There can be unity and yet be diverse
Yesterday on one of my favorite shows, Good Eats, I heard an interesting coordinate structure out of the host’s mouth. The topic of the episode was mayonnaise, and Alton was discussing the properties of emulsions:
How can there be so many opposing forces crammed together, and yet still be stable?
Not to infringe on the territory of those interested in coordination, but notice that the second part, after the and yet is non-finite, so this looks to be a coordination of verb phrases or perhaps TPs, if you believe in sanitary syntactic structure (compare it to in one city there can be a lot of student-oriented stores and still be good places for families, or how can there be unity and still be diversity).1
However, expletive there cannot be followed by an adjective: *there was still (very) stable. So how is the second phrase licensed? The above sentence does sound a bit weird (weird enough for my pay-attention-to-this-construction alarm to go off). But it gets about ten million times worse if you rearrange the conjuncts: *how can there still be stable even when there are so many opposing forces? A sort of off-the-cuff analysis would be to say that this is really coordination of clauses, and that there is a missing subject in the second “clause”:
…and yet the emulsion still be stable?
But that is pretty darned degraded. I did manage to find cases like
He argues that a person could be morally responsible for a particular action and yet it still be true that that person could not have done otherwise
where the subject, actually an expletive it is realized in the right location (for more parallelism, just imagine that the first conjunct is also a there be construction).

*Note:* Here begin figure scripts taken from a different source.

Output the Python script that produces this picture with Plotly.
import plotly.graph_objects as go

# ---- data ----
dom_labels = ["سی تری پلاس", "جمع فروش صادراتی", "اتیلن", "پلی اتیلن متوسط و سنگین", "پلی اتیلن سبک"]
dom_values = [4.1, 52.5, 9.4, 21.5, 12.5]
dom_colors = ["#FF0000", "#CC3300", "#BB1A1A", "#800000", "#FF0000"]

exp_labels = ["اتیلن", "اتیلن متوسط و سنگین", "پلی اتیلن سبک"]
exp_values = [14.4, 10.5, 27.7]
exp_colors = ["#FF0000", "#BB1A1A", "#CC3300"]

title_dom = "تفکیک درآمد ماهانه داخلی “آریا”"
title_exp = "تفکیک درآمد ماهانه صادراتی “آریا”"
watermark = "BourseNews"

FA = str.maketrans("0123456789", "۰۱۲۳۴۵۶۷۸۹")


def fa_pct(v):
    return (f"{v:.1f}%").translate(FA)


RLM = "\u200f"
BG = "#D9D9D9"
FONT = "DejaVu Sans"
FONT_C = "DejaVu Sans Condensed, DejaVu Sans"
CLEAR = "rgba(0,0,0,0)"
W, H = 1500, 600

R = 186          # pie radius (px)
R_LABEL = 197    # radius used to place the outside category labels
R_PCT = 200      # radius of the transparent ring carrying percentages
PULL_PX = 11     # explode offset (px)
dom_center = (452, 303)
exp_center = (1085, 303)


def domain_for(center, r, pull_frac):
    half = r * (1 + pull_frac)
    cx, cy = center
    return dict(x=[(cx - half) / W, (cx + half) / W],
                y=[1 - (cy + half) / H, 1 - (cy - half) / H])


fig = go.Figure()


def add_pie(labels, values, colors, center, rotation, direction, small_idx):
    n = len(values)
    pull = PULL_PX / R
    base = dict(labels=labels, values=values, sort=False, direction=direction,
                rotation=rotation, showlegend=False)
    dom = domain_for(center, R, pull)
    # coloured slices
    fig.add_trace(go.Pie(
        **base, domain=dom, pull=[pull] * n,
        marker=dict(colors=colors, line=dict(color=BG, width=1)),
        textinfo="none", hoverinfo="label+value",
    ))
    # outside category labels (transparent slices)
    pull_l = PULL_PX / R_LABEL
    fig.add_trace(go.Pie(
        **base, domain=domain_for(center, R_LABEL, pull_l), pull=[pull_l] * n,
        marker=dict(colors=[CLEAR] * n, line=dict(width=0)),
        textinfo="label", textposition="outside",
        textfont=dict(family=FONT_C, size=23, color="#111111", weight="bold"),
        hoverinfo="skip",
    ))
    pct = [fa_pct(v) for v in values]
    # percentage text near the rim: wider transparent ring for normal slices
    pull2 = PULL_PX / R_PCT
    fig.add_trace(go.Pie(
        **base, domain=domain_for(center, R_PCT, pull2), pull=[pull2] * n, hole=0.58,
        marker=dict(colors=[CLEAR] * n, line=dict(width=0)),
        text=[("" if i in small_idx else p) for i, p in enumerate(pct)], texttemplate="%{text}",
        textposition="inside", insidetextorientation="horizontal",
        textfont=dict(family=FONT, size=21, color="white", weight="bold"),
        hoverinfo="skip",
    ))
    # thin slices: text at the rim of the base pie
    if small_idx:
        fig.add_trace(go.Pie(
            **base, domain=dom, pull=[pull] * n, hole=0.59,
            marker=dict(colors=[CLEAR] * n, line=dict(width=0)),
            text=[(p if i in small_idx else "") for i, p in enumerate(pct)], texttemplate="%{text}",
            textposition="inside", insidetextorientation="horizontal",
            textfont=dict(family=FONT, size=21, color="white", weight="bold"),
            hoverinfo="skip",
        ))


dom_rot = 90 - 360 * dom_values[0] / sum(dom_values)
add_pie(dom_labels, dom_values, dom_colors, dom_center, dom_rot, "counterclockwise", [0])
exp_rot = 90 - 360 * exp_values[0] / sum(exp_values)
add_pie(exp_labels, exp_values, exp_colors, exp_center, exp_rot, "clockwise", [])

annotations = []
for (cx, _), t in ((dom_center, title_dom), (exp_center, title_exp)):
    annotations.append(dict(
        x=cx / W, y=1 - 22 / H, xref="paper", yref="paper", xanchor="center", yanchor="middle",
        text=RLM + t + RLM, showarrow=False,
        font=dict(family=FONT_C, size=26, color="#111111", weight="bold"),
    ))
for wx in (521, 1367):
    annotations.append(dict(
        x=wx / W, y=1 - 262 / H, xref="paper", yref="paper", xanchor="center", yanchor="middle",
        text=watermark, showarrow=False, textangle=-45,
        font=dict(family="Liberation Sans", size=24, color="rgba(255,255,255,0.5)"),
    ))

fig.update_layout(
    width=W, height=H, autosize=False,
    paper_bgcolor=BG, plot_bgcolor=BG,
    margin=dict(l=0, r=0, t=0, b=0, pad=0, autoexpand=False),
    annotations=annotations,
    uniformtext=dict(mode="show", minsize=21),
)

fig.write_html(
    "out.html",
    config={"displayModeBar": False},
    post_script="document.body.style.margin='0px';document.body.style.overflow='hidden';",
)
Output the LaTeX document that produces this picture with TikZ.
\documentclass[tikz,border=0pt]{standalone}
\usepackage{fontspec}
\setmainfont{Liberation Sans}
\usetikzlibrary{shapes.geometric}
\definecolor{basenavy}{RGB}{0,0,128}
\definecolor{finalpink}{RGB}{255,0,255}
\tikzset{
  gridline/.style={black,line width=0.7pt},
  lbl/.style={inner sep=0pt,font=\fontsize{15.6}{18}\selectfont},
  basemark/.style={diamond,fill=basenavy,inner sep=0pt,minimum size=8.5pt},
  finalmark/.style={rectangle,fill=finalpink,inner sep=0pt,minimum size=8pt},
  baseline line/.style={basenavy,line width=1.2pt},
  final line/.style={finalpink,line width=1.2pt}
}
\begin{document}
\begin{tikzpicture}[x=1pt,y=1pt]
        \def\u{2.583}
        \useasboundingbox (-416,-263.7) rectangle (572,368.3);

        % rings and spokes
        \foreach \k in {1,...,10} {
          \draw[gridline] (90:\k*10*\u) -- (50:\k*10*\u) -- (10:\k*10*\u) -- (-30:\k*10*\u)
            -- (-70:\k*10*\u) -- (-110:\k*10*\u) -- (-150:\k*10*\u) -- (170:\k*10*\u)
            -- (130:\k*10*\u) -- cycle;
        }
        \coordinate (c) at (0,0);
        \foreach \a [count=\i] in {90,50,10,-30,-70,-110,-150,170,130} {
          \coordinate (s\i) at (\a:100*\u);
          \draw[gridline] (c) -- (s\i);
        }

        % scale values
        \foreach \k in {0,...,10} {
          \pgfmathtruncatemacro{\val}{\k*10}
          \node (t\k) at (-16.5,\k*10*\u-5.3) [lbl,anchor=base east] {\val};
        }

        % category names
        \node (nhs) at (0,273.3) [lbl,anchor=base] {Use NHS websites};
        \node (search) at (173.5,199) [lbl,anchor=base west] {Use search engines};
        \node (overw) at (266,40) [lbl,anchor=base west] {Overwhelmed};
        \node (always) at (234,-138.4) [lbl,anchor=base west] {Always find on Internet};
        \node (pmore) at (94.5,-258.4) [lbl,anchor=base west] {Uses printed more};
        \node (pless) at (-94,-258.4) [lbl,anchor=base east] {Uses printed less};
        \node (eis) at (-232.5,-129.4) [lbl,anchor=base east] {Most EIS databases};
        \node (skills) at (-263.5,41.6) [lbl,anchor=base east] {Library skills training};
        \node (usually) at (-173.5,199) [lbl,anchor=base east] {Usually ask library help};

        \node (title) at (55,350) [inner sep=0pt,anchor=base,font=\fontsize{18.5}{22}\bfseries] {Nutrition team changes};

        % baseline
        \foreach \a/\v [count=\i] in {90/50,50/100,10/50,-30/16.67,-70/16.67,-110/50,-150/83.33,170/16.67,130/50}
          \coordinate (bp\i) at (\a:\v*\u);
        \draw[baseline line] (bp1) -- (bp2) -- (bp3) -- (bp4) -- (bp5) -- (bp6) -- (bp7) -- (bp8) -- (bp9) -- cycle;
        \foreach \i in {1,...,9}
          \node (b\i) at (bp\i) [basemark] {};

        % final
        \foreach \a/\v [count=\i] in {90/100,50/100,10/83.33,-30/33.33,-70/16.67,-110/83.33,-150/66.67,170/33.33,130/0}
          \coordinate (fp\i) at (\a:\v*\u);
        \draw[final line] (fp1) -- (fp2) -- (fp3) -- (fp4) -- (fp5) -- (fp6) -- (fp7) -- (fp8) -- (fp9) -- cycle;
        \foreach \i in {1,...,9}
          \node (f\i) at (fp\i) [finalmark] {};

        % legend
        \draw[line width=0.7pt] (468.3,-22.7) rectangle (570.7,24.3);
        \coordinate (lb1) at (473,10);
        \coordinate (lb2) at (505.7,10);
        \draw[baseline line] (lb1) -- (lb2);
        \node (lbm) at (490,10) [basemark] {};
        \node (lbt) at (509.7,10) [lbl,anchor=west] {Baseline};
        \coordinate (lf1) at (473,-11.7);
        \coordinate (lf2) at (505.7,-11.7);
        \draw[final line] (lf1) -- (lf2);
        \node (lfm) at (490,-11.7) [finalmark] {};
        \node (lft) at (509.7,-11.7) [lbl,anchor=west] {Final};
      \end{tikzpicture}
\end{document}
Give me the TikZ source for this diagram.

But then there is the question of why you have non-finite be in the right conjunct: if they are both top-level (utterance-level) clauses, then (AFAIK) they should both have finite verbs. So you’d have to say that some auxiliary (and I dare you to tell me which one) is also omitted.
My tentative guess is that this is a syntactic blend (call it a performance error if you like, but my feeling is that it is the sort of semi-grammaticalized “error” that should be accounted for even by those who think the competence-performance distinction is worthwhile). Say, a blend of (how can) this emulsion have so many opposing forces crammed together (in it) and still be stable with how can there be so many opposing forces crammed together (in this emulsion). And of course the there be construction and the have construction are very similar semantically, so taking the syntax licensed by one (have) but using the actual form of the other is more likely.
(to clarify: they have missiles pointed at them is paraphrasable as there are missiles pointed at them; the first sort of means “missiles are pointed at them; this is related to them”)
1: Note also the lovely speech-act construction not to VP, but [stuff], which also involves some coordination of unlike types. It’s pretty specialized: it’s really strange to rearrange the conjuncts (seems rather obvious why); also, you would probably have a hard time leaving out the not; but you can use just instead.